Tahap 3. Membangun Pemahaman bahwa Dialog bersifat keberlanjutan (kontinuitas)
·        Dialog bukanlah cara cepat (instant) untuk menyelesaikan konflik. Akan tetapi, dialog adalah cara mengelola konflik yang lebih bermartabat ketimbang menggunakan kekerasan yang hanya akan menimbulkan kerugian pada masing-masing pihak.
·        Model cara berpikir (mindset) seperti ini harus mendominasi setiap aktor dalam dialog agar tidak kembali lagi menggunakan kekerasan ketika terjadi deadlock dalam negosiasi. Diharapkan ketika terjadi deadlock dalam negosiasi, maka setiap aktor harus menahan diri dan mengagendakan kembali dialog dengan pikiran yang lebih jernih.

Kunci Keberhasilan Resolusi Konflik di Papua
·        Resolusi konflik di Papua bukan hanya milik pemerintah Pusat dan Rakyat Papua semata, akan tetapi tanggung jawab seluruh rakyat Indonesia. Disini, pentingnya memperkuat kesadaran dari seluruh rakyat Indonesia bahwa identitas ‘Ke-Indonesia-an’ di Papua telah tersandera oleh aksi kekerasan dalam konflik. Oleh karenanya, upaya perdamaian non-kekerasan untuk konflik di Papua harus mendapatkan dukungan penuh dari seluruh rakyat Indonesia.

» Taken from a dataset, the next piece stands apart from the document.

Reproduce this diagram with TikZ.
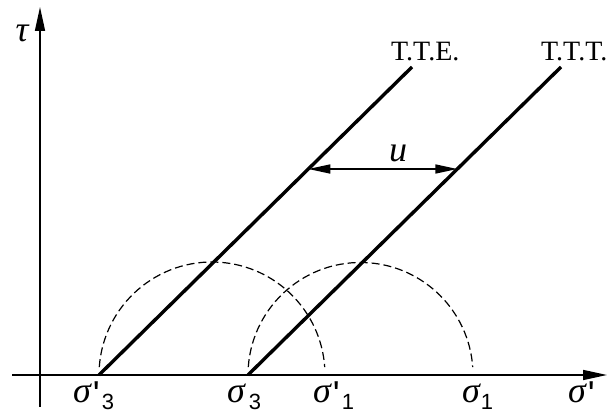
\documentclass[tikz,border=0pt]{standalone}
\usepackage{fontspec}
\setmainfont{Liberation Serif}
\newfontfamily\serifrm{Liberation Serif}
\newfontfamily\digitfont{Liberation Sans}
\usetikzlibrary{arrows.meta,calc}
\newcommand\sgm{{\serifrm\fontsize{36}{40}\selectfont\itshape σ}}
\newcommand\primemark{\raisebox{-4pt}{\digitfont\fontsize{36}{36}\selectfont\XeTeXglyph\XeTeXglyphindex "quotesingle"\relax}}
\newcommand\subd[1]{\raisebox{-7pt}{\digitfont\fontsize{22}{22}\selectfont #1}}
\begin{document}
\begin{tikzpicture}[x=1pt,y=1pt,
  axisline/.style={line width=1.6pt,-{Triangle[length=24pt,width=10pt]}},
  envelope/.style={line width=3.4pt},
  mohr/.style={line width=1.2pt,dash pattern=on 8pt off 4pt},
  dimline/.style={line width=1.6pt,{Triangle[length=22pt,width=9pt]}-{Triangle[length=22pt,width=9pt]}},
  mathlab/.style={inner sep=0pt,font=\serifrm\fontsize{36}{40}\selectfont\itshape},
  siglab/.style={inner sep=0pt,anchor=base west},
  txtlab/.style={inner sep=0pt,font=\serifrm\fontsize{28}{30}\selectfont}
]
\useasboundingbox (0,0) rectangle (614,414);
% axes
\coordinate (xs) at (12,39);
\coordinate (xe) at (607,39);
\coordinate (ys) at (40,7);
\coordinate (ye) at (40,407);
\draw[axisline] (xs) -- (xe);
\draw[axisline] (ys) -- (ye);
% envelope lines
\coordinate (s3p) at (99,39);
\coordinate (s3) at (248,39);
\coordinate (tteend) at (412,347);
\coordinate (tttend) at (561,347);
\draw[envelope] (s3p) -- (tteend);
\draw[envelope] (s3) -- (tttend);
% Mohr circles
\coordinate (c1) at (212,39);
\coordinate (c2) at (360.5,39);
\draw[mohr] ($(c1)+(176:113)$) arc[start angle=176,end angle=4,radius=113];
\draw[mohr] ($(c2)+(176:112.5)$) arc[start angle=176,end angle=4,radius=112.5];
% u dimension
\coordinate (ua) at ($(s3p)!0.6688!(tteend)$);
\coordinate (ub) at ($(s3)!0.6688!(tttend)$);
\draw[dimline] (ua) -- (ub);
\node[mathlab] (ulab) at (398,261) {u};
% labels
\node[mathlab] (tau) at (22,381) {τ};
\node[txtlab,anchor=base west] (tte) at (391,353) {T.T.E.};
\node[txtlab,anchor=base west] (ttt) at (541,353) {T.T.T.};
\node[siglab] (l1) at (73,11) {\sgm\kern2pt\primemark\kern2pt\subd{3}};
\node[siglab] (l2) at (227,11) {\sgm\kern4pt\subd{3}};
\node[siglab] (l3) at (313,11) {\sgm\kern2pt\primemark\kern2pt\subd{1}};
\node[siglab] (l4) at (462,11) {\sgm\kern1pt\subd{1}};
\node[siglab] (l5) at (568,11) {\sgm\kern2pt\primemark};
\end{tikzpicture}
\end{document}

·        Sebagai sebuah negara yang demokratis, maka cara-cara penyelesaian konflik lewat kekerasan di Indonesia sudah sepatutnya tidak menjadi prioritas. Sebaliknya, penyelesaian konflik harus menempatkan cara-cara damai khususnya melalui dialog. Baik itu pemerintah maupun kelompok-kelompok yang terlibat dalam konflik di Papua harus menghentikan semua aksi kekerasan dengan alasan apapun.

Catatan Penutup
·        Penyelesaian konflik di Papua adalah salah satu ujian besar bagi Bangsa Indonesia untuk mampu menyelesaikan konflik secara bermartabat. Dalam konteks ini, setidaknya Indonesia telah memiliki pengalaman dalam menyelesaikan konflik di Aceh secara damai.

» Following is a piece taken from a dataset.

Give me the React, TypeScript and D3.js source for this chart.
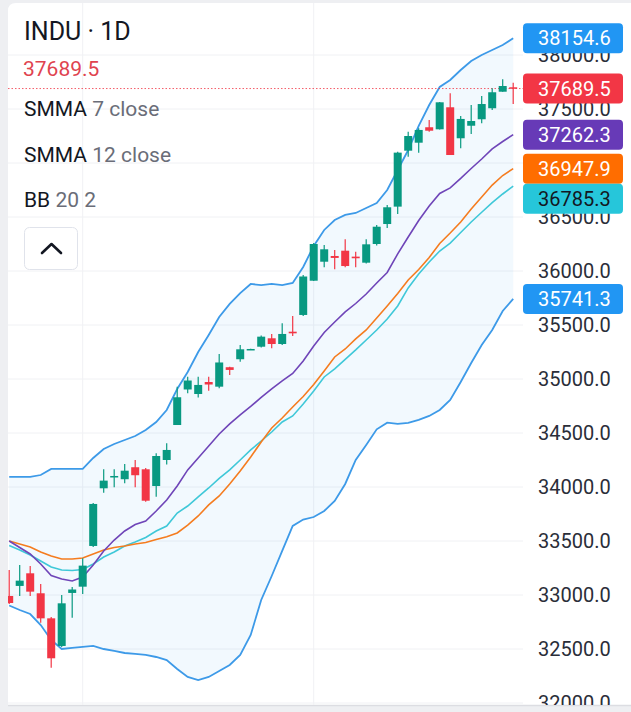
import React from "react";
import * as d3 from "d3";

const opens = [32991,33084,33201,33016,32784,32528,33019,33077,33454,33988,34090,34072,34183,34164,34009,34250,34574,34903,34861,34972,34929,35109,35183,35271,35299,35377,35324,35438,35593,35910,36086,36139,36188,36133,36077,36250,36435,36596,37114,37188,37331,37312,37516,37229,37345,37405,37507,37660,37701];
const highs = [33232,33278,33269,33102,32797,33000,33074,33340,33852,34164,34164,34213,34250,34176,34312,34405,34929,35021,35021,35021,35232,35114,35315,35281,35403,35417,35516,35584,35963,36259,36241,36195,36294,36179,36294,36426,36611,37105,37290,37321,37398,37565,37645,37435,37537,37620,37692,37775,37744];
const lows = [32917,32991,32991,32744,32327,32519,32790,33010,33445,33947,33997,34034,33997,33864,33910,34209,34574,34868,34829,34892,34914,35037,35160,35269,35292,35284,35315,35398,35584,35908,36034,36016,36034,36034,36069,36236,36398,36528,37058,37095,37290,37310,37074,37136,37269,37368,37491,37660,37546];
const closes = [32926,33133,33031,32784,32414,32923,33051,33272,33843,34059,34102,34151,34109,33873,34287,34343,34831,34986,34945,34949,35153,35084,35275,35278,35392,35324,35417,35423,35949,36250,36201,36121,36046,36118,36247,36410,36590,37096,37250,37306,37299,37562,37074,37408,37389,37546,37655,37713,37689.5];

const bbUpper = [34093,34093,34093,34111,34167,34167,34167,34167,34269,34352,34398,34435,34472,34528,34602,34713,34907,35065,35250,35408,35574,35695,35796,35880,35870,35880,35870,35889,36037,36232,36380,36472,36519,36537,36583,36630,36750,36935,37120,37343,37537,37704,37769,37861,37944,38000,38046,38093,38154.6];
const bbLower = [32903,32861,32824,32722,32584,32500,32510,32519,32528,32500,32482,32463,32454,32445,32426,32398,32315,32241,32213,32241,32297,32352,32445,32630,32954,33176,33408,33639,33699,33722,33778,33871,34028,34250,34389,34534,34596,34584,34593,34621,34658,34713,34806,34972,35148,35315,35454,35630,35741.3];
const smma7 = [33500,33440,33380,33287,33180,33148,33130,33167,33278,33408,33509,33593,33653,33685,33778,33880,34009,34158,34269,34380,34491,34584,34667,34746,34829,34908,34982,35051,35167,35306,35431,35528,35621,35699,35787,35889,35986,36158,36315,36468,36602,36718,36769,36857,36949,37037,37130,37199,37262.3];
const bbBasis = [33500,33472,33445,33398,33361,33334,33334,33343,33380,33417,33440,33454,33472,33486,33514,33540,33574,33648,33732,33834,33917,34028,34148,34278,34417,34546,34639,34741,34838,34949,35074,35204,35278,35371,35454,35565,35676,35792,35917,36014,36125,36255,36352,36454,36574,36685,36796,36884,36947.9];
const smma12 = [33459,33417,33371,33315,33259,33232,33227,33236,33287,33352,33398,33454,33491,33533,33593,33639,33759,33824,33908,33991,34079,34158,34250,34343,34426,34509,34602,34658,34769,34889,35019,35093,35181,35269,35361,35454,35556,35676,35843,35972,36083,36185,36259,36356,36454,36544,36633,36713,36785.3];

const yTicks = [38000,37500,37000,36500,36000,35500,35000,34500,34000,33500,33000,32500,32000];
const monthStarts = [7, 29];

const lastLabels = [
  { value: 38154.6, shown: 38154.6, color: "#2196f3", text: "#ffffff" },
  { value: 37689.5, shown: 37689.5, color: "#f23645", text: "#ffffff" },
  { value: 37262.3, shown: 37262.3, color: "#673ab7", text: "#ffffff" },
  { value: 36947.9, shown: 36947.9, color: "#ff6d00", text: "#ffffff" },
  { value: 36785.3, shown: 36785.3, color: "#26c6da", text: "#131722" },
  { value: 35741.3, shown: 35741.3, color: "#2196f3", text: "#ffffff" },
];

const W = 631, H = 712;
const FONT = "Roboto, 'Noto Sans', sans-serif";
const UP = "#089981", DOWN = "#f23645";

export default function App() {
  const n = closes.length;
  const x = d3.scaleLinear().domain([0, n - 1]).range([9.2, 513.2]);
  const y = d3.scaleLinear().domain([32000, 38000]).range([703, 55]);
  const idx = d3.range(n);

  const area = d3.area<number>().x((i) => x(i)).y0((i) => y(bbLower[i])).y1((i) => y(bbUpper[i]));
  const line = (arr: number[]) => d3.line<number>().x((i) => x(i)).y((i) => y(arr[i]))(idx) || "";

  const plotL = 8, plotR = 523, plotT = 3, plotB = 705;
  const bodyW = 8;

  // label boxes with overlap resolution
  const boxH = 30;
  const placed: { y: number; l: (typeof lastLabels)[0] }[] = [];
  lastLabels.forEach((l) => {
    let cy = y(l.value);
    const prev = placed[placed.length - 1];
    if (prev && cy - prev.y < boxH) cy = prev.y + boxH;
    placed.push({ y: cy, l });
  });

  return (
    <svg width={W} height={H} style={{ position: "absolute", left: 0, top: 0, fontFamily: FONT }}>
      <defs>
        <clipPath id="plot"><rect x={plotL} y={plotT} width={plotR - plotL} height={plotB - plotT} /></clipPath>
        <clipPath id="card"><rect x={plotL} y={plotT} width={W - plotL} height={plotB - plotT} /></clipPath>
      </defs>
      <rect x={0} y={0} width={W} height={H} fill="#eeeff2" />
      <path d={`M${plotL},${plotT + 8} Q${plotL},${plotT} ${plotL + 8},${plotT} L${W},${plotT} L${W},${plotB} L${plotL},${plotB} Z`} fill="#ffffff" />
      <line x1={plotL} x2={W} y1={plotB + 0.5} y2={plotB + 0.5} stroke="#dcdde2" strokeWidth={1.5} />
      <g clipPath="url(#plot)">
        {yTicks.map((t) => (
          <line key={t} x1={plotL} x2={plotR} y1={y(t)} y2={y(t)} stroke="#f0f1f4" strokeWidth={1} />
        ))}
        {monthStarts.map((i) => (
          <line key={i} x1={x(i)} x2={x(i)} y1={plotT} y2={plotB} stroke="#f0f1f4" strokeWidth={1} />
        ))}
        <path d={area(idx) || ""} fill="rgba(33,150,243,0.06)" />
        <path d={line(bbUpper)} fill="none" stroke="#3d9ae8" strokeWidth={1.8} />
        <path d={line(bbLower)} fill="none" stroke="#3d9ae8" strokeWidth={1.8} />
        <path d={line(smma12)} fill="none" stroke="#3fc8d8" strokeWidth={1.6} />
        <path d={line(bbBasis)} fill="none" stroke="#f57c1f" strokeWidth={1.6} />
        <path d={line(smma7)} fill="none" stroke="#6f45b8" strokeWidth={1.6} />
        <line x1={plotL} x2={plotR} y1={y(closes[n - 1])} y2={y(closes[n - 1])} stroke="#f23645" strokeWidth={1} strokeDasharray="1.5,2" opacity={0.8} />
        {idx.map((i) => {
          const up = closes[i] >= opens[i];
          const c = up ? UP : DOWN;
          const top = y(Math.max(opens[i], closes[i]));
          const bot = y(Math.min(opens[i], closes[i]));
          return (
            <g key={i}>
              <line x1={x(i)} x2={x(i)} y1={y(highs[i])} y2={y(lows[i])} stroke={c} strokeWidth={1.2} />
              <rect x={x(i) - bodyW / 2} y={top} width={bodyW} height={Math.max(1.5, bot - top)} fill={c} />
            </g>
          );
        })}
      </g>
      <g clipPath="url(#card)">
        {yTicks.map((t) => (
          <text key={t} x={538} y={y(t) + 7} fontSize={20} fill="#2a2e39">{t.toFixed(1)}</text>
        ))}
        {placed.map(({ y: cy, l }, k) => (
          <g key={k}>
            <rect x={523} y={cy - boxH / 2} width={100} height={boxH} rx={4} fill={l.color} />
            <text x={538} y={cy + 7} fontSize={20} fill={l.text}>{l.shown.toFixed(1)}</text>
          </g>
        ))}
      </g>
      <text x={24} y={40} fontSize={25} fill="#131722">INDU · 1D</text>
      <text x={23} y={76} fontSize={21} fill="#e0434f">{closes[n - 1].toFixed(1)}</text>
      <text x={24} y={116} fontSize={21} fill="#131722">SMMA <tspan fill="#6a6d78">7 close</tspan></text>
      <text x={24} y={161.7} fontSize={21} fill="#131722">SMMA <tspan fill="#6a6d78">12 close</tspan></text>
      <text x={24} y={206.7} fontSize={21} fill="#131722">BB <tspan fill="#6a6d78">20 2</tspan></text>
      <rect x={24.5} y={227.5} width={53} height={42} rx={5} fill="#ffffff" stroke="#e0e3eb" strokeWidth={1} />
      <polyline points="42,253 51.5,244 61,253" fill="none" stroke="#131722" strokeWidth={2.6} strokeLinecap="round" strokeLinejoin="round" />
    </svg>
  );
}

·        Bertumpu hanya pada pemerintah semata tidak akan menjamin bahwa masalah Papua dapat diselesaikan secara damai. Akan tetapi, yang lebih penting lagi adalah memperkuat solidaritas dan soliditas seluruh elemen Bangsa Indonesia untuk mendukung dan terlibat secara nyata (konkret) dalam upaya resolusi konflik yang bermartabat untuk saudara-saudara kita di Papua.